1 9 6 0 – 1 9 6 2 (USA)
513 x 30 minute episodes
1 9 6 2 – 1 9 6 6 (Australia)
30 minute episodes
Two contestants, each accompanied by a “second” (a friend or relative), competed in this life-sized board game from CBS.
The original host was Jack Narz served (introduced on-air as “Mayor”). Monty Hall replaced Narz and hosted from September 1960 for the remainder of the show’s run.
Kenny Williams served as the announcer (the “town crier”) throughout the show’s run. Joanne Copeland (later to become the second Mrs Johnny Carson) served as the show’s original hostess (or “Assistant Mayor”). She was replaced by Eileen Barton when production moved from New York to Hollywood.
The game itself was laid out in three “streets” – Money Street, Bridge Street and Magic Mile: On Money Street, contestants won cash by landing on spaces and answering a question. Special spaces included “Lose-A-Turn,” “Free Turn,” “Go to Jail” (the contestant was escorted to an on-stage jail and had to answer a question correctly to get out) and “Do it Yourself”, where successfully completing a stunt won the player a prize worth up to $150.
On Bridge Street, contestants had to perform stunts to win cash prizes, and Magic Mile was similar to Money Street, except with bigger stakes and different spaces, including “$100 Free Cash,” “1-2-3 Go, 4-5-6 No” (the player could only advance by rolling 1, 2 or 3) and “Switch Places” (which required contestants to switch places).
The contestant’s second rolled a cage containing a die and “Town Crier” Kenny Williams called out each move. The first contestant to cross the finish line won the game and received a bonus prize (usually worth more than $2,000). The losers kept their prizes.
A Saturday morning series – Video Village Junior – was played with contestants aged 5 to 10 years. The child’s cash winnings were placed into a special savings bond, which matured on their 18th birthday.

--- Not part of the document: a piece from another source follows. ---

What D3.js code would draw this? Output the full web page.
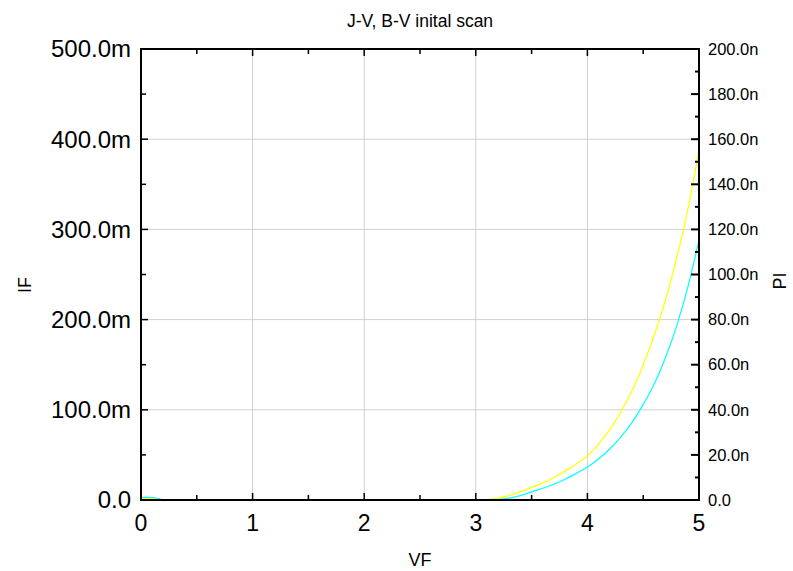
<!DOCTYPE html>
<html><head><meta charset="utf-8">
<script src="https://cdn.jsdelivr.net/npm/d3@7"></script>
<style>html,body{margin:0;padding:0;background:#fff}svg{display:block}</style>
</head><body>
<svg id="chart" width="793" height="571"></svg>
<script>
// ---- data ----
const vf = d3.range(51).map(i => +(i * 0.1).toFixed(1)); // 0.0 .. 5.0 step 0.1 (x categories)
const ifValues = [2, 1.5, 0.3,
  0,0,0,0,0,0,0,0,0,0, 0,0,0,0,0,0,0,0,0,0, 0,0,0,0,0,0,0,0,
  0.5, 2, 5, 9, 14, 19, 25, 32, 40, 49,
  62, 78, 98, 121, 150, 183, 222, 268, 322, 388]; // mA, left axis (yellow)
const piValues = [1.2, 1.1, 0.2,
  0,0,0,0,0,0,0,0,0,0, 0,0,0,0,0,0,0,0,0,0, 0,0,0,0,0,0,0,0,0,
  0.2, 0.8, 2, 3.6, 5.2, 7, 9.2, 11.8, 14.6,
  18.2, 22.6, 28, 34.4, 42.4, 51.6, 63.2, 77.2, 94.4, 115.2]; // nA, right axis (cyan)
const xTicks = [0, 1, 2, 3, 4, 5];
const xTickLabels = ["0", "1", "2", "3", "4", "5"];
const leftTicks = [0, 100, 200, 300, 400, 500];
const leftTickLabels = ["0.0", "100.0m", "200.0m", "300.0m", "400.0m", "500.0m"];
const rightTicks = [0, 20, 40, 60, 80, 100, 120, 140, 160, 180, 200];
const rightTickLabels = ["0.0", "20.0n", "40.0n", "60.0n", "80.0n", "100.0n", "120.0n", "140.0n", "160.0n", "180.0n", "200.0n"];
const title = "J-V, B-V inital scan";

// ---- layout ----
const L = 141, R = 699, T = 49, B = 500;
const svg = d3.select("#chart");
const font = "Liberation Sans, Arial, Helvetica, sans-serif";

const x = d3.scaleLinear().domain([0, 5]).range([L, R]);
const yL = d3.scaleLinear().domain([0, 500]).range([B, T]);
const yR = d3.scaleLinear().domain([0, 200]).range([B, T]);

// gridlines
const grid = svg.append("g").attr("stroke", "#d0d0d0").attr("stroke-width", 1);
xTicks.filter(v => v > 0 && v < 5).forEach(v => {
  grid.append("line").attr("x1", x(v)).attr("x2", x(v)).attr("y1", T).attr("y2", B);
});
leftTicks.filter(v => v > 0 && v < 500).forEach(v => {
  grid.append("line").attr("x1", L).attr("x2", R).attr("y1", yL(v)).attr("y2", yL(v));
});

// curves
const lineIF = d3.line().x((d, i) => x(vf[i])).y(d => yL(d)).curve(d3.curveMonotoneX);
const linePI = d3.line().x((d, i) => x(vf[i])).y(d => yR(d)).curve(d3.curveMonotoneX);
svg.append("path").datum(ifValues).attr("d", lineIF).attr("fill", "none").attr("stroke", "#ffff00").attr("stroke-width", 1.2);
svg.append("path").datum(piValues).attr("d", linePI).attr("fill", "none").attr("stroke", "#00ffff").attr("stroke-width", 1.2);

// axes (inward ticks)
const axes = svg.append("g").attr("stroke", "#000");
d3.range(0, 5.01, 0.5).forEach(v => {
  const len = Number.isInteger(v) ? 7 : 5;
  axes.append("line").attr("x1", x(v)).attr("x2", x(v)).attr("y1", B).attr("y2", B - len).attr("stroke-width", 1.5);
  axes.append("line").attr("x1", x(v)).attr("x2", x(v)).attr("y1", T).attr("y2", T + len).attr("stroke-width", 1.5);
});
d3.range(0, 501, 50).forEach(v => {
  const len = v % 100 === 0 ? 7 : 5;
  axes.append("line").attr("x1", L).attr("x2", L + len).attr("y1", yL(v)).attr("y2", yL(v)).attr("stroke-width", 1.5);
});
d3.range(0, 201, 10).forEach(v => {
  const len = v % 20 === 0 ? 8 : 4;
  axes.append("line").attr("x1", R).attr("x2", R - len).attr("y1", yR(v)).attr("y2", yR(v)).attr("stroke-width", 2);
});
// frame
svg.append("rect").attr("x", L).attr("y", T).attr("width", R - L).attr("height", B - T)
  .attr("fill", "none").attr("stroke", "#000").attr("stroke-width", 2);

// tick labels
const lbl = svg.append("g").attr("font-family", font).attr("fill", "#000");
xTicks.forEach((v, i) => {
  lbl.append("text").attr("x", x(v)).attr("y", 531).attr("text-anchor", "middle")
    .attr("font-size", 23).text(xTickLabels[i]);
});
leftTicks.forEach((v, i) => {
  lbl.append("text").attr("x", 131).attr("y", yL(v)).attr("dy", "0.35em").attr("text-anchor", "end")
    .attr("font-size", 24).text(leftTickLabels[i]);
});
rightTicks.forEach((v, i) => {
  lbl.append("text").attr("x", 708).attr("y", yR(v)).attr("dy", "0.35em").attr("text-anchor", "start")
    .attr("font-size", 16.5).text(rightTickLabels[i]);
});

// titles
lbl.append("text").attr("x", 420).attr("y", 27).attr("text-anchor", "middle").attr("font-size", 17.5).text(title);
lbl.append("text").attr("x", 420).attr("y", 566).attr("text-anchor", "middle").attr("font-size", 18).text("VF");
lbl.append("text").attr("transform", "translate(31,285) rotate(-90)").attr("text-anchor", "middle").attr("font-size", 18).text("IF");
lbl.append("text").attr("transform", "translate(786,281) rotate(-90)").attr("text-anchor", "middle").attr("font-size", 18).text("PI");
</script>
</body></html>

In 1960, Milton Bradley released a “home version” of the game. The board game had rules that closely matched those of the TV show. The game proved popular enough copies were still sold even after the show had been cancelled.
A local Australian version based on Video Village Junior was produced by Crawford Productions for HSV7 in Melbourne from 1962 to 1966. The hosts were Danny Webb (Mayor) and Liz Harris (Mayoress) – later to be Mrs Leonard Teale – with Chris Christensen (later replaced by Vic Gordon) as the announcer (Town Crier).